Celaena Sardothien has won the King’s contest and has become his champion. She’s been sent to kill various targets in the name of the King, and while she is bringing back souvenirs as evidence to her crimes–we quickly find out that she hasn’t killed any of the targets. Instead, letting them run and disappear never to use their true names again. She could be killed for the deceit. She gets told a new target, Archer Finn, who she knows personally from her past. Things start to not add up, because Celaena has never known him to be brave enough to be part of a rebel forces.
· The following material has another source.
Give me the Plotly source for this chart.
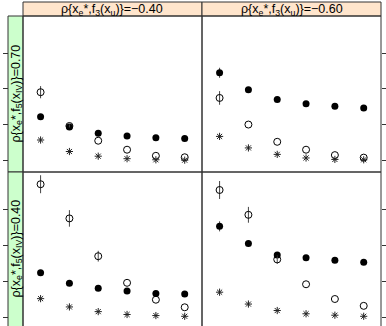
import plotly.graph_objects as go

# ---- data (tick units) ----
x_vals = [1, 2, 3, 4, 5, 6]
col_labels = ["ρ{x<sub>e</sub>*,f<sub>3</sub>(x<sub>u</sub>)}=−0.40",
              "ρ{x<sub>e</sub>*,f<sub>3</sub>(x<sub>u</sub>)}=−0.60"]
row_labels = ["ρ{x<sub>e</sub>*,f<sub>5</sub>(x<sub>IV</sub>)}=0.70",
              "ρ{x<sub>e</sub>*,f<sub>5</sub>(x<sub>IV</sub>)}=0.40"]
y_ticks = [0, 1, 2, 3]

open_TL = [1.91, 0.97, 0.56, 0.31, 0.14, 0.10]
filled_TL = [1.23, 0.94, 0.77, 0.69, 0.64, 0.62]
star_TL = [0.58, 0.26, 0.13, 0.06, 0.03, 0.02]
open_TR = [1.75, 1.01, 0.53, 0.31, 0.16, 0.09]
filled_TR = [2.45, 1.98, 1.71, 1.59, 1.52, 1.47]
star_TR = [0.68, 0.36, 0.18, 0.08, 0.04, 0.03]
open_BL = [3.69, 2.74, 1.69, 0.95, 0.48, 0.27]
filled_BL = [1.23, 0.94, 0.80, 0.72, 0.65, 0.64]
star_BL = [0.51, 0.28, 0.15, 0.07, 0.04, 0.02]
open_BR = [3.53, 2.84, 1.60, 0.91, 0.50, 0.31]
filled_BR = [2.52, 2.04, 1.72, 1.65, 1.58, 1.52]
star_BR = [0.69, 0.36, 0.18, 0.09, 0.05, 0.02]

open_err_TL = [0.17, 0.04, 0, 0, 0, 0]
filled_err_TL = [0.05, 0.03, 0, 0, 0, 0]
open_err_TR = [0.19, 0, 0, 0, 0, 0]
filled_err_TR = [0.14, 0.04, 0, 0, 0, 0]
open_err_BL = [0.25, 0.23, 0.15, 0, 0, 0]
filled_err_BL = [0.05, 0, 0, 0, 0, 0]
open_err_BR = [0.25, 0.22, 0.12, 0, 0, 0]
filled_err_BR = [0.14, 0.04, 0, 0, 0, 0]

panels = [
    (open_TL, filled_TL, star_TL, open_err_TL, filled_err_TL),
    (open_TR, filled_TR, star_TR, open_err_TR, filled_err_TR),
    (open_BL, filled_BL, star_BL, open_err_BL, filled_err_BL),
    (open_BR, filled_BR, star_BR, open_err_BR, filled_err_BR),
]

W, H = 386, 326
px = lambda v: v / W
py = lambda v: (H - v) / H

# layout geometry (pixels)
L0, MID, R0 = 23, 202, 381
STRIP_T, TOP_T, ROW_DIV, BOT_B = 2, 16, 172, 328
GL0 = 8

fig = go.Figure()
ERR = "#444444"
for i, (o, f, s, oe, fe) in enumerate(panels):
    k = "" if i == 0 else str(i + 1)
    xa, ya = "x" + k, "y" + k
    fig.add_trace(go.Scatter(x=x_vals, y=f, mode="markers", xaxis=xa, yaxis=ya,
                             marker=dict(symbol="circle", size=7, color="black"),
                             error_y=dict(type="data", array=fe, visible=True, thickness=1,
                                          width=0, color=ERR),
                             showlegend=False))
    fig.add_trace(go.Scatter(x=x_vals, y=o, mode="markers", xaxis=xa, yaxis=ya,
                             marker=dict(symbol="circle-open", size=7, color="black",
                                         line=dict(width=1, color="black")),
                             error_y=dict(type="data", array=oe, visible=True, thickness=1,
                                          width=0, color=ERR),
                             showlegend=False))
    fig.add_trace(go.Scatter(x=x_vals, y=s, mode="markers", xaxis=xa, yaxis=ya,
                             marker=dict(symbol="asterisk-open", size=6, color="#222222",
                                         line=dict(width=1, color="#222222")),
                             showlegend=False))

xdom = [[px(L0), px(MID)], [px(MID), px(R0)]]
ydom = [[py(ROW_DIV), py(TOP_T)], [0, py(ROW_DIV)]]
yranges = [[-0.31, 4.03], [-0.25, 4.03]]

layout = dict(width=W, height=H, margin=dict(l=0, r=0, t=0, b=0),
              plot_bgcolor="white", paper_bgcolor="white",
              font=dict(family="Liberation Sans, Arial, sans-serif", size=12, color="black"))
for i in range(4):
    r, c = divmod(i, 2)
    k = "" if i == 0 else str(i + 1)
    layout["xaxis" + k] = dict(domain=xdom[c], range=[0.39, 6.6], anchor="y" + k,
                               showgrid=False, zeroline=False, showline=False,
                               showticklabels=False, ticks="")
    yax = dict(domain=ydom[r], range=yranges[r], showgrid=False, zeroline=False,
               showline=False, showticklabels=False, ticks="outside", ticklen=5,
               tickwidth=1, tickcolor="#333333", tickvals=y_ticks)
    if c == 0:
        yax.update(anchor="free", position=px(GL0), side="left")
    else:
        yax.update(anchor="x" + k, side="right")
    layout["yaxis" + k] = yax
fig.update_layout(**layout)

LINE = dict(color="#333333", width=1)
shapes = []
# top strips
for c, (a, b) in enumerate([(L0, MID), (MID, R0)]):
    shapes.append(dict(type="rect", xref="paper", yref="paper", x0=px(a), x1=px(b),
                       y0=py(TOP_T), y1=py(STRIP_T), fillcolor="#ffe5cc", line=LINE, layer="below"))
# left strips
for (a, b) in [(TOP_T, ROW_DIV), (ROW_DIV, BOT_B)]:
    shapes.append(dict(type="rect", xref="paper", yref="paper", x0=px(GL0), x1=px(L0),
                       y0=py(b), y1=py(a), fillcolor="#ccffcc", line=LINE, layer="below"))
# panel borders
for (a, b) in [(TOP_T, ROW_DIV), (ROW_DIV, BOT_B)]:
    for (l, rr) in [(L0, MID), (MID, R0)]:
        shapes.append(dict(type="rect", xref="paper", yref="paper", x0=px(l), x1=px(rr),
                           y0=py(b), y1=py(a), line=LINE, layer="above"))
fig.update_layout(shapes=shapes)

ann = []
for c, (a, b) in enumerate([(L0, MID), (MID, R0)]):
    ann.append(dict(text=col_labels[c], xref="paper", yref="paper", x=px((a + b) / 2),
                    y=py((STRIP_T + TOP_T) / 2 + 1), xanchor="center", yanchor="middle",
                    showarrow=False, font=dict(size=12.5)))
for r, (a, b) in enumerate([(TOP_T, ROW_DIV), (ROW_DIV, 326)]):
    ann.append(dict(text=row_labels[r], xref="paper", yref="paper", x=px((GL0 + L0) / 2 + 1),
                    y=py((a + b) / 2), xanchor="center", yanchor="middle", textangle=-90,
                    showarrow=False, font=dict(size=12.5)))
fig.update_layout(annotations=ann)

fig.write_html("out.html")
All the while, her relationship with Chaol Westfall has been growing and they spend about a week together in true happiness before it is all ripped away from them. Her closest friend Nehemia Ytger is brutally murdered in her room while both Celaena and Chaol were in the city. Chaol and Celaena’s relationship burns to ashes in that moment and it never really fixes itself for the rest of the book. It turns out Nehemia had orchestrated it all, even her own death because she knew it would take that push for Celaena to decide to take an active stance against the King. Another huge reveal happens later, when Celaena, Dorian and Chaol fight against a monstrous creature and Celaena goes into a portal to save Fleetwood and Chaol. In another realm, Celaena transforms into a fae and things start being pieced together.
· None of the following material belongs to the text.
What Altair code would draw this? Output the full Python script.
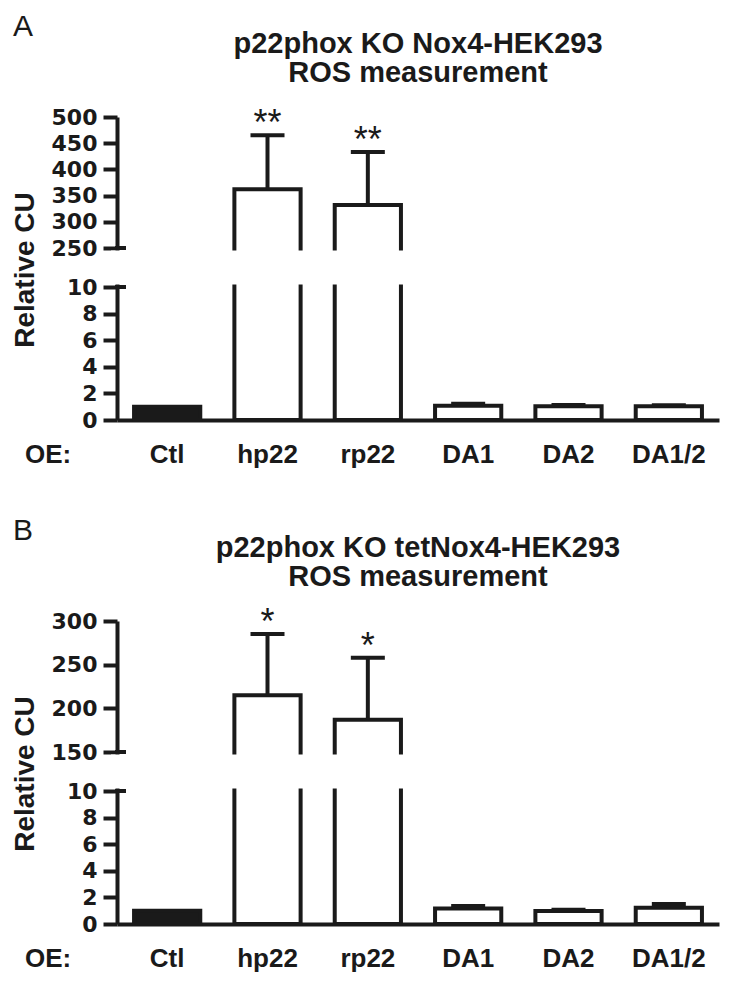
import altair as alt
import pandas as pd

# ---------------- data ----------------
categories = ["Ctl", "hp22", "rp22", "DA1", "DA2", "DA1/2"]

a_mean = [1.0, 362, 332, 1.08, 1.03, 1.03]
a_sem = [0, 103, 101, 0.14, 0.09, 0.07]
a_sig = ["", "**", "**", "", "", ""]
a_breaks = [0, 10, 250, 500]
a_ticks = [0, 2, 4, 6, 8, 10, 250, 300, 350, 400, 450, 500]
a_title = ["p22phox KO Nox4-HEK293", "ROS measurement"]

b_mean = [1.0, 215, 187, 1.16, 0.98, 1.23]
b_sem = [0, 70, 71, 0.20, 0.09, 0.27]
b_sig = ["", "*", "*", "", "", ""]
b_breaks = [0, 10, 150, 300]
b_ticks = [0, 2, 4, 6, 8, 10, 150, 200, 250, 300]
b_title = ["p22phox KO tetNox4-HEK293", "ROS measurement"]

# ---------------- style ----------------
W, H = 602, 303
RANGE = [303, 170, 131, 0]  # piecewise (broken) axis: 0 | 10 | gap | low | high
INK = "#1a1a1a"
SANS = "Liberation Sans, Arial, Helvetica, sans-serif"
TICKFONT = "DejaVu Sans, Liberation Sans, sans-serif"


def panel(letter, title_lines, mean, sem, sig, breaks, ticks):
    df = pd.DataFrame({"cat": categories, "mean": mean, "sem": sem, "sig": sig})
    df["top"] = df["mean"] + df["sem"]

    yscale = alt.Scale(domain=breaks, range=RANGE)
    xscale = alt.Scale(paddingInner=0.34, paddingOuter=0.17)
    x_axis = alt.Axis(
        domainWidth=4, domainColor=INK, ticks=False, labelAngle=0,
        labelFont=SANS, labelFontSize=26, labelFontWeight="bold",
        labelColor=INK, labelPadding=21, labelOverlap=False, labelLimit=0,
    )
    y_axis = alt.Axis(
        values=ticks, grid=False, domainWidth=4, domainColor=INK,
        tickWidth=4, tickSize=14, tickColor=INK,
        labelFont=TICKFONT, labelFontSize=22, labelFontWeight="bold",
        labelColor=INK, labelPadding=6, labelFlush=False, labelOverlap=False,
    )

    def X():
        return alt.X("cat:N", sort=categories, scale=xscale, title=None, axis=x_axis)

    def Y(field):
        return alt.Y(field, scale=yscale, title=None, axis=y_axis)

    base = alt.Chart(df)

    bars = base.mark_bar(stroke=INK, strokeWidth=4, strokeJoin="miter").encode(
        x=X(),
        y=Y("mean:Q"),
        fill=alt.condition(alt.datum.cat == "Ctl", alt.value(INK), alt.value("white")),
    )

    lo, hi = breaks[1], breaks[2]
    pad = (hi - lo) * 0.065
    gap_df = pd.DataFrame({"g0": [lo + pad], "g1": [hi - pad]})
    gap = alt.Chart(gap_df).mark_rect(fill="white").encode(
        x=alt.value(-6), x2=alt.value(W + 6),
        y=Y("g0:Q"), y2="g1:Q",
    )

    ext_df = pd.DataFrame({"v": [lo, hi]})
    ext = alt.Chart(ext_df).mark_rule(color=INK, strokeWidth=4).encode(
        x=alt.value(-2), x2=alt.value(9),
        y=Y("v:Q"),
    )

    err_base = base.transform_filter(alt.datum.sem > 0)
    err = err_base.mark_rule(color=INK, strokeWidth=4).encode(
        x=X(), y=Y("mean:Q"), y2="top:Q",
    )
    cap = err_base.mark_tick(color=INK, size=34, thickness=4, opacity=1).encode(
        x=X(), y=Y("top:Q"),
    )

    stars = base.transform_filter(alt.datum.sig != "").mark_text(
        font=SANS, fontSize=36, baseline="alphabetic", dy=0, color=INK,
    ).encode(x=X(), y=Y("top:Q"), text="sig:N")

    one = pd.DataFrame({"k": [0]})
    letter_t = alt.Chart(one).mark_text(
        font=SANS, fontSize=30, align="left", baseline="alphabetic", color=INK,
    ).encode(x=alt.value(-104), y=alt.value(-81), text=alt.value(letter))

    title_t = alt.Chart(one).mark_text(
        font=SANS, fontSize=29, fontWeight="bold", align="center",
        baseline="alphabetic", lineHeight=29, color=INK,
    ).encode(x=alt.value(W / 2), y=alt.value(-64), text=alt.value(title_lines))

    ytitle = alt.Chart(one).mark_text(
        font=SANS, fontSize=28, fontWeight="bold", align="center",
        baseline="middle", angle=270, color=INK,
    ).encode(x=alt.value(-91), y=alt.value(153), text=alt.value("Relative CU"))

    oe = alt.Chart(one).mark_text(
        font=SANS, fontSize=26, fontWeight="bold", align="left",
        baseline="alphabetic", color=INK,
    ).encode(x=alt.value(-92), y=alt.value(H + 43), text=alt.value("OE:"))

    return alt.layer(
        bars, gap, ext, err, cap, stars, letter_t, title_t, ytitle, oe
    ).properties(width=W, height=H)


pa = panel("A", a_title, a_mean, a_sem, a_sig, a_breaks, a_ticks)
pb = panel("B", b_title, b_mean, b_sem, b_sig, b_breaks, b_ticks)

chart = (
    alt.vconcat(pa, pb, spacing=48)
    .resolve_scale(x="independent", y="independent")
    .properties(padding={"left": 4, "top": 4, "right": 5, "bottom": 5})
    .configure_view(stroke=None)
)

chart.save("out.html", embed_options={"renderer": "svg", "actions": False})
Chaol comes up with a plan to get the King to send Celaena to Wendlyn, under the guise of killing the people in charge there so they can’t pose a threat to the King. However, right before she leaves, she gives him a message and all is revealed. Celaena Sardothien is actually Aelin Galathynius–the lost princess of Terrasen. He just sent the King’s biggest threat to what could be her biggest allies.
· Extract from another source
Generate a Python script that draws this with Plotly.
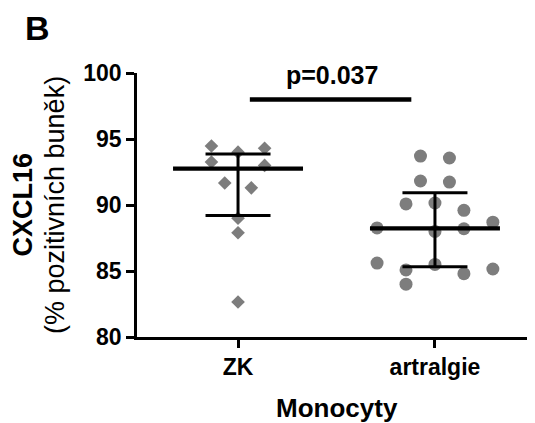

Chaol and Celaena’s relationships is one that I loved the first time around when reading this book, but this time, I couldn’t help but feel as though he was living in an imaginary world with her. When faced with who she is, or her past and abilities, he cowers away from her. He does not love her unconditionally, and it shows.
My love for Dorian Havilliard really shows in this one because he is dealing with his own problems and yet, he still tries to be there for his friends and loved ones while not wanting to burden them with the truth.
Celaena Sardothien, who will henceforth be called Aelin when discussing her, is one of the coolest written characters I have come across in a really long time. She’s flawed, undeniably so which makes her incredibly interesting to read and get to understand. When she reaches that point of ‘Killing Calm’ that she calls it, she’s terrifying. She’s unstoppable. And yet, she’s capable of showing vulnerability and she’s able to be soft, and wielding. She’s written realistically and I love it. I can go on and on about her but I’ll leave it at that.
Crown of Midnight was really fun to read, because there are so many different layers to what is happening in the story and it was something I couldn’t stop reading once I had started.